In a general dimension, finding the hyper-area of the intersection of the $d-1$ sphere with the hypercube is pretty complicated for $r>1$. However, it is quite simple for $r<1$ - the sphere is completely contained in the first hyper-quadrant, so its area is simply it's total area divided by $2^d$. We get that for a general dimension $d$ the PDF is
$$f(x)=\begin{cases}
 \frac{v_{d-1}}{2^d}r^{d-1} & r<1 \\[5mm]
 ??? & r\geq 1 \\
\end{cases}$$
Where $v_{d-1}$ is the area of the unit $d-1$ sphere.

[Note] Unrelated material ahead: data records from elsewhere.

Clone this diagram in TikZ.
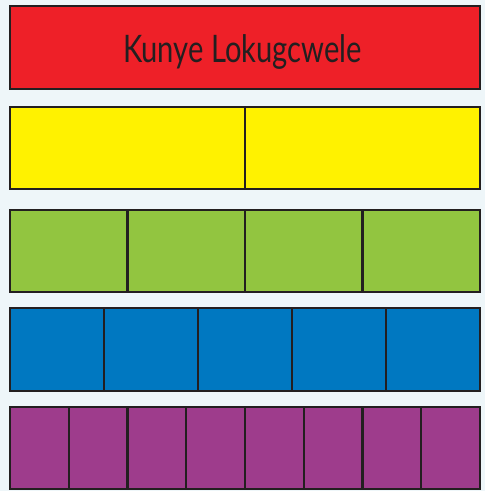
\documentclass[tikz,border=0pt]{standalone}
\usepackage{fontspec}
\newfontfamily\titlefont{Lato}
\definecolor{bgc}{HTML}{EEF6F9}
\definecolor{edgec}{HTML}{231F20}
\definecolor{redc}{HTML}{EE2028}
\definecolor{yelc}{HTML}{FFF200}
\definecolor{grnc}{HTML}{92C540}
\definecolor{bluc}{HTML}{0078C1}
\definecolor{purc}{HTML}{9E3C8C}
\tikzset{
  bar/.style={draw=edgec, line width=2.2pt},
  divider/.style={draw=edgec, line width=2.2pt},
}
\begin{document}
\begin{tikzpicture}[x=1pt,y=-1pt]
\fill[bgc] (0,0) rectangle (485,491);
\useasboundingbox (0,0) rectangle (485,491);
% bars
\def\L{10}\def\R{480}
\path[bar, fill=redc] (\L,6) rectangle (\R,89);
\path[bar, fill=yelc] (\L,107) rectangle (\R,189);
\path[bar, fill=grnc] (\L,210) rectangle (\R,292);
\path[bar, fill=bluc] (\L,308) rectangle (\R,391);
\path[bar, fill=purc] (\L,407) rectangle (\R,489);
% dividers
\draw[divider] (245,107) -- (245,189);
\foreach \i in {1,2,3} \draw[divider] ({\L+\i*470/4},210) -- ({\L+\i*470/4},292);
\foreach \i in {1,...,4} \draw[divider] ({\L+\i*470/5},308) -- ({\L+\i*470/5},391);
\foreach \i in {1,...,7} \draw[divider] ({\L+\i*470/8},407) -- ({\L+\i*470/8},489);
% title
\node[text=edgec, anchor=base, inner sep=0pt] (t) at (242.5,62) {\scalebox{1}[1.3]{\resizebox{239pt}{!}{\fontsize{40}{40}\titlefont Kunye Lokugcwele}}};
\end{tikzpicture}
\end{document}
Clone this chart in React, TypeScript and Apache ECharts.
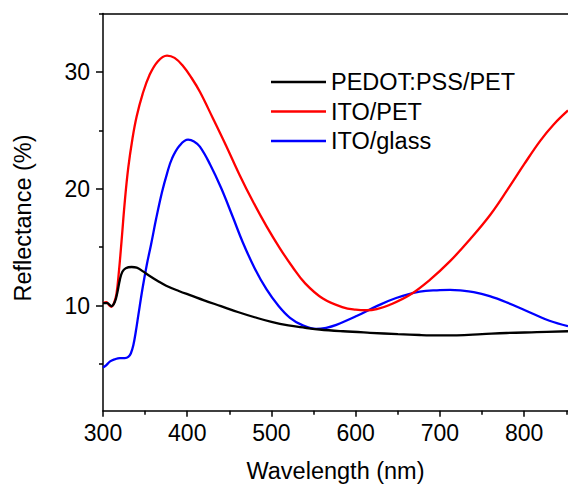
import React, { useEffect, useRef } from "react";
import * as echarts from "echarts";

const seriesNames = ["PEDOT:PSS/PET", "ITO/PET", "ITO/glass"];
const seriesColors = ["#000000", "#ff0000", "#0000ff"];

const xMajorTicks = [300, 400, 500, 600, 700, 800];
const xMinorTicks = [350, 450, 550, 650, 750, 850];
const yMajorTicks = [10, 20, 30];
const yMinorTicks = [5, 15, 25, 35];

const pedotData = [
  [300, 10.2], [305, 10.2], [310, 9.95], [314, 10.3], [317, 11.1], [320, 12.2],
  [323, 12.9], [327, 13.2], [334, 13.3], [340, 13.25], [347, 12.95], [355, 12.55],
  [365, 12.1], [375, 11.7], [390, 11.25], [405, 10.85], [420, 10.45], [440, 9.95],
  [460, 9.45], [480, 9.0], [500, 8.6], [520, 8.3], [540, 8.1], [557, 7.95],
  [585, 7.8], [617, 7.67], [650, 7.55], [676, 7.48], [700, 7.45], [720, 7.45],
  [750, 7.55], [779, 7.65], [815, 7.72], [852, 7.8],
];

const itoPetData = [
  [300, 10.2], [304, 10.3], [307, 10.05], [310, 9.9], [313, 10.2], [316, 11.0],
  [319, 13.0], [322, 15.5], [326, 19.0], [330, 21.8], [335, 24.3], [340, 26.2],
  [347, 28.1], [355, 29.7], [365, 30.9], [376, 31.4], [385, 31.2], [395, 30.5],
  [405, 29.5], [415, 28.3], [430, 26.1], [446, 23.7], [462, 21.2], [478, 18.9],
  [494, 16.8], [510, 14.9], [525, 13.3], [540, 11.9], [561, 10.6], [585, 9.85],
  [600, 9.65], [613, 9.6], [625, 9.7], [640, 10.05], [664, 10.9], [688, 12.2],
  [712, 13.8], [736, 15.7], [760, 17.8], [780, 19.9], [800, 22.1], [819, 24.1],
  [835, 25.5], [852, 26.7],
];

const itoGlassData = [
  [300, 4.7], [304, 4.9], [308, 5.2], [314, 5.4], [320, 5.5], [326, 5.5],
  [330, 5.6], [333, 5.9], [336, 6.6], [339, 7.8], [342, 9.2], [347, 11.5],
  [352, 13.5], [357, 15.2], [363, 17.4], [370, 19.7], [376, 21.3], [382, 22.6],
  [391, 23.7], [401, 24.2], [408, 24.05], [415, 23.6], [427, 22.1], [440, 20.1],
  [454, 17.6], [466, 15.4], [480, 13.2], [494, 11.4], [508, 10.0], [522, 8.95],
  [536, 8.35], [553, 8.0], [565, 8.1], [577, 8.35], [601, 9.1], [625, 9.95],
  [648, 10.65], [676, 11.2], [700, 11.32], [712, 11.35], [724, 11.3], [740, 11.15],
  [759, 10.8], [780, 10.25], [799, 9.66], [815, 9.15], [830, 8.7], [852, 8.23],
];

const allData = [pedotData, itoPetData, itoGlassData];

const FONT = "Liberation Sans, Arial, sans-serif";
const X_MIN = 300;
const X_MAX = 852;
const Y_MIN = 1;
const Y_MAX = 35;

export default function App() {
  const ref = useRef<HTMLDivElement>(null);

  useEffect(() => {
    document.body.style.margin = "0";
    if (!ref.current) return;
    const chart = echarts.init(ref.current, null, { renderer: "svg" });
    const axisLine = { show: true, lineStyle: { color: "#000", width: 1.5 } };
    const option: any = {
      animation: false,
      backgroundColor: "#ffffff",
      grid: { left: 103, right: 0, top: 13.5, bottom: 77.3, containLabel: false },
      legend: {
        orient: "vertical",
        left: 271,
        top: 70,
        padding: 0,
        itemWidth: 55,
        itemHeight: 2.5,
        itemGap: 5.5,
        icon: "rect",
        textStyle: { fontFamily: FONT, fontSize: 23.5, color: "#000", lineHeight: 24 },
        data: seriesNames,
      },
      graphic: [
        {
          type: "text",
          x: 22.5,
          y: 218,
          rotation: Math.PI / 2,
          style: {
            text: "Reflectance (%)",
            fontFamily: FONT,
            fontSize: 23.5,
            fill: "#000",
            align: "center",
            verticalAlign: "middle",
          },
        },
      ],
      xAxis: [
        {
          type: "value",
          position: "bottom",
          min: X_MIN,
          max: X_MAX,
          axisLine,
          splitLine: { show: false },
          axisTick: { show: true, customValues: xMajorTicks, length: 6, lineStyle: { color: "#000", width: 1.5 } },
          axisLabel: {
            customValues: xMajorTicks,
            fontFamily: FONT,
            fontSize: 23,
            color: "#000",
            margin: 11,
          },
          name: "Wavelength (nm)",
          nameLocation: "middle",
          nameGap: 48,
          nameTextStyle: { fontFamily: FONT, fontSize: 23.5, color: "#000" },
        },
        {
          type: "value",
          position: "bottom",
          min: X_MIN,
          max: X_MAX,
          axisLine: { show: false },
          splitLine: { show: false },
          axisTick: { show: true, customValues: xMinorTicks, length: 4, lineStyle: { color: "#000", width: 1.5 } },
          axisLabel: { show: false },
        },
        {
          type: "value",
          position: "top",
          min: X_MIN,
          max: X_MAX,
          axisLine,
          splitLine: { show: false },
          axisTick: { show: false },
          axisLabel: { show: false },
        },
      ],
      yAxis: [
        {
          type: "value",
          position: "left",
          min: Y_MIN,
          max: Y_MAX,
          axisLine,
          splitLine: { show: false },
          axisTick: { show: true, customValues: yMajorTicks, length: 7, lineStyle: { color: "#000", width: 1.5 } },
          axisLabel: {
            customValues: yMajorTicks,
            fontFamily: FONT,
            fontSize: 23,
            color: "#000",
            margin: 13,
          },
        },
        {
          type: "value",
          position: "left",
          min: Y_MIN,
          max: Y_MAX,
          axisLine: { show: false },
          splitLine: { show: false },
          axisTick: { show: true, customValues: yMinorTicks, length: 4, lineStyle: { color: "#000", width: 1.5 } },
          axisLabel: { show: false },
        },
      ],
      series: seriesNames.map((name, i) => ({
        name,
        type: "line",
        xAxisIndex: 0,
        yAxisIndex: 0,
        data: allData[i],
        smooth: 0.4,
        symbol: "none",
        showSymbol: false,
        color: seriesColors[i],
        lineStyle: { color: seriesColors[i], width: 2.3 },
        itemStyle: { color: seriesColors[i] },
        z: i === 0 ? 4 : i === 1 ? 3 : 2,
      })),
    };
    chart.setOption(option);
    return () => chart.dispose();
  }, []);

  return <div ref={ref} style={{ width: 568, height: 488 }} />;
}
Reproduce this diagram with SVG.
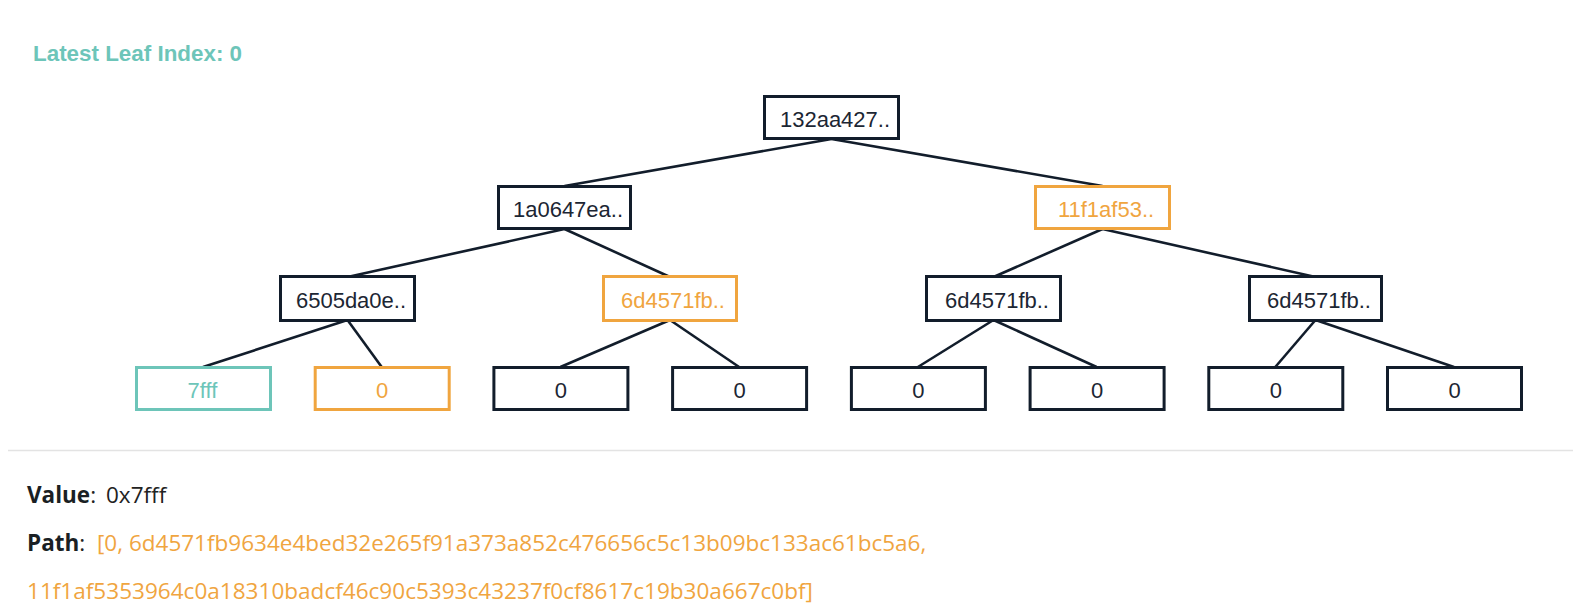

A: There are many different probability densities of continuous distributions on $[0,1]^d$.  There are also many probability distributions on that set that do not have densities, including, but not limited to, discrete distributions and mixtures of discrete and continuous distributions.  A point could be randomly sampled from any of those distributions.
There is a somewhat uninformed usage that is commonplace among mathematicians who are not probabilists, according to which "randomly" means "uniformly distributed".  It that is what is meant, then the density is equal to $1$ everywhere within that cube.  On $[0,n]^d$ the density of the uniform distribution is $n^{-d}$ at every point.
Later edit: As noted in the comments, my answer ends before getting to the hard part.  Maybe I'll add more later if no one beats me to it.
The conditional density given the order in which the coordinates appear when sorted, does not depend on which order it is.  Therefore, we can condition on the event that $x_1<x_2<x_3<\cdots<x_n$ and we get the same distribution.